Myanmar's navy has found around 1,000 migrants in its waters in recent weeks and appears determined to edge them into Bangladesh, although officials there are resisting mass deportations across the frontier.
Apart from migrants who have reached land, the UN's refugee agency estimates around 2,000 others are still trapped at sea, heaping pressure on both Myanmar and Bangladesh to take them back and improve living conditions to stem the outflow.
But the UN's refugee arm has not had access to the 700 since last Friday.
On Wednesday US Assistant Secretary of State Anne Richard said Myanmar was "responsible for what happens to people" on the boat, warning her country is "following this very closely."
Her comments came a few days after US President Barack Obama called on Myanmar to end "discrimination" against the Rohingya.

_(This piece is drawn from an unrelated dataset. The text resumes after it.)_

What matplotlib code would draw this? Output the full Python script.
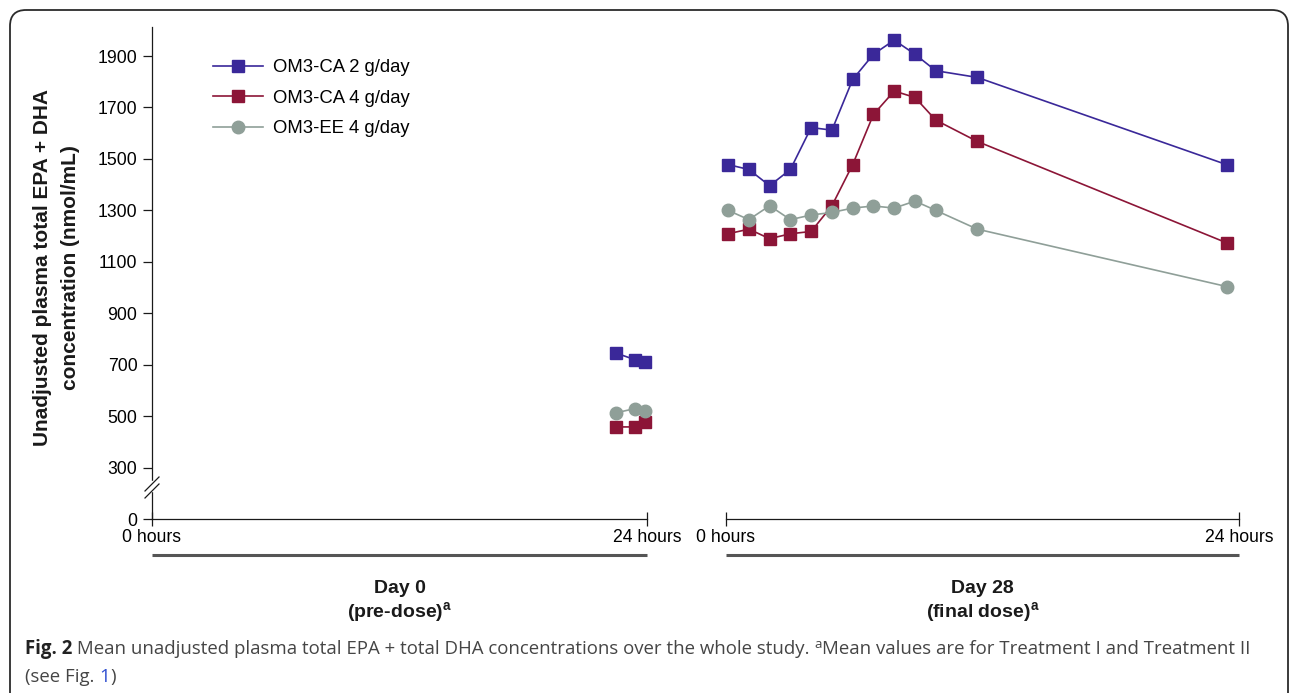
import matplotlib
matplotlib.use('Agg')
import matplotlib.pyplot as plt
from matplotlib.patches import FancyBboxPatch

plt.rcParams['font.family'] = ['Liberation Sans', 'DejaVu Sans']
plt.rcParams['mathtext.fontset'] = 'custom'
plt.rcParams['mathtext.rm'] = 'Liberation Sans'
plt.rcParams['mathtext.bf'] = 'Liberation Sans:bold'

# data
series_names = ['OM3-CA 2 g/day', 'OM3-CA 4 g/day', 'OM3-EE 4 g/day']
colors = ['#3a2899', '#8c1537', '#8f9f98']
markers = ['s', 's', 'o']

day0_hours = [22.5, 23.4, 23.9]
day0_values = [
    [745, 720, 712],
    [458, 458, 478],
    [513, 529, 521],
]

day28_hours = [0, 1, 2, 3, 4, 5, 6, 7, 8, 9, 10, 12, 24]
day28_values = [
    [1478, 1459, 1396, 1459, 1622, 1612, 1809, 1907, 1962, 1907, 1843, 1817, 1478],
    [1209, 1227, 1190, 1209, 1218, 1318, 1478, 1673, 1764, 1739, 1651, 1568, 1174],
    [1300, 1264, 1318, 1264, 1282, 1292, 1309, 1317, 1309, 1336, 1300, 1227, 1004],
]

ytick_values = [300, 500, 700, 900, 1100, 1300, 1500, 1700, 1900]
ytick_labels = ['0'] + [str(v) for v in ytick_values]
zero_pos = 100  # axis is broken: "0" sits one tick step under 300
ymax = 2013

fig = plt.figure(figsize=(12.9, 6.93), dpi=100)

# background axes in pixel units for frame, caption and group labels
bg = fig.add_axes([0, 0, 1, 1], zorder=0)
bg.set_xlim(0, 1290)
bg.set_ylim(693, 0)
bg.axis('off')
bg.add_patch(FancyBboxPatch((10, 10), 1278, 720, boxstyle='round,pad=0,rounding_size=16',
                            fill=False, ec='#2b2b2b', lw=1.3))

ax0 = fig.add_axes([152 / 1290, 174 / 693, 495 / 1290, 492 / 693], zorder=2)
ax1 = fig.add_axes([726 / 1290, 174 / 693, 513 / 1290, 492 / 693], zorder=2)

for ax in (ax0, ax1):
    ax.set_facecolor('none')
    ax.set_ylim(zero_pos, ymax)
    for s in ('top', 'right'):
        ax.spines[s].set_visible(False)
    for s in ('left', 'bottom'):
        ax.spines[s].set_linewidth(0.9)
        ax.spines[s].set_color('#1a1a1a')
    ax.tick_params(axis='x', direction='inout', length=10, width=0.9, color='#1a1a1a',
                   labelsize=12.7, pad=2)

lines = []
for i in range(3):
    ms = 9 if markers[i] == 'o' else 8
    ax0.plot(day0_hours, day0_values[i], color=colors[i], marker=markers[i], ms=ms,
             mec=colors[i], lw=1.2, clip_on=False, zorder=3)
    ln, = ax1.plot(day28_hours, day28_values[i], color=colors[i], marker=markers[i], ms=ms,
                   mec=colors[i], lw=1.2, clip_on=False, zorder=3)
    lines.append(ln)

ax0.set_xlim(0, 24)
ax0.set_xticks([0, 24], ['0 hours', '24 hours'])
ax0.set_yticks([zero_pos] + ytick_values, ytick_labels)
ax0.tick_params(axis='y', direction='out', length=6.5, width=0.9, color='#1a1a1a',
                labelsize=12.7, pad=4)

ax1.set_xlim(-0.1, 24.6)
ax1.set_xticks(ax1.get_xlim(), ['0 hours', '24 hours'])
ax1.spines['left'].set_visible(False)
ax1.set_yticks([])

# axis break marks
bg_tr = bg.transData
ax0.fill([148, 156, 156, 148], [481, 481, 491, 491], color='white', transform=bg_tr,
         clip_on=False, zorder=5)
for dy in (0, 7):
    ax0.plot([145, 159], [491 + dy, 477 + dy], color='#1a1a1a', lw=0.9,
             transform=bg_tr, clip_on=False, zorder=6)

ax0.legend(lines, series_names, loc='upper left', bbox_to_anchor=(0.123, 0.935),
           frameon=False, fontsize=13.3, handlelength=2.7, handletextpad=0.55,
           labelspacing=0.74, borderaxespad=0, borderpad=0)

bg.text(57, 268, 'Unadjusted plasma total EPA + DHA\nconcentration (nmol/mL)',
        rotation=90, ha='center', va='center', fontsize=15, fontweight='bold',
        linespacing=1.6, color='#1a1a1a')

# group underlines and labels
for ax, title, sub in ((ax0, 'Day 0', '(pre-dose)$^{\\mathbf{a}}$'),
                       (ax1, 'Day 28', '(final dose)$^{\\mathbf{a}}$')):
    ax.plot([0, 1], [-0.073, -0.073], transform=ax.transAxes, color='#555555', lw=2.2,
            clip_on=False, solid_capstyle='butt')
    ax.text(0.5, -0.141, title, transform=ax.transAxes, ha='center', va='center',
            fontsize=14, fontweight='bold', color='#1a1a1a')
    ax.text(0.5, -0.19, sub, transform=ax.transAxes, ha='center', va='center',
            fontsize=14, fontweight='bold', color='#1a1a1a')

# caption
fig.canvas.draw()
renderer = fig.canvas.get_renderer()


def text_width(s, **kw):
    t = bg.text(0, 0, s + '|', **kw)
    w1 = t.get_window_extent(renderer).width
    t.set_text('|')
    w2 = t.get_window_extent(renderer).width
    t.remove()
    return w1 - w2


cap_font = ['Open Sans', 'DejaVu Sans']
cap_size = 13.4
reg = dict(family=cap_font, fontsize=cap_size, color='#454545')
pieces1 = [
    ('Fig. 2', dict(family=cap_font, fontsize=cap_size, fontweight='bold', color='#222222'), 0),
    (' Mean unadjusted plasma total EPA + total DHA concentrations over the whole study. ', reg, 0),
    ('a', dict(family=cap_font, fontsize=9.5, color='#454545'), -6),
    ('Mean values are for Treatment I and Treatment II', reg, 0),
]
pieces2 = [
    ('(see Fig. ', reg, 0),
    ('1', dict(family=cap_font, fontsize=cap_size, color='#2f4fd0'), 0),
    (')', reg, 0),
]
for pieces, base in ((pieces1, 654), (pieces2, 682)):
    x = 25
    for s, kw, dy in pieces:
        bg.text(x, base + dy, s, ha='left', va='baseline', **kw)
        x += text_width(s, **kw)

fig.savefig('out.png', dpi=100)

Most of Myanmar's 1.3 million Rohingya have no citizenship, and are considered by the government to be illegal immigrants from Bangladesh.
Tens of thousands of Rohingya have fled since 2012 when deadly communal violence tore through Rakhine State.
The plight of the Muslim group has come under scrutiny as the migrant crisis has unfurled in Southeast Asia after a Thai crackdown on people-smuggling threw the multi-million dollar industry into disarray.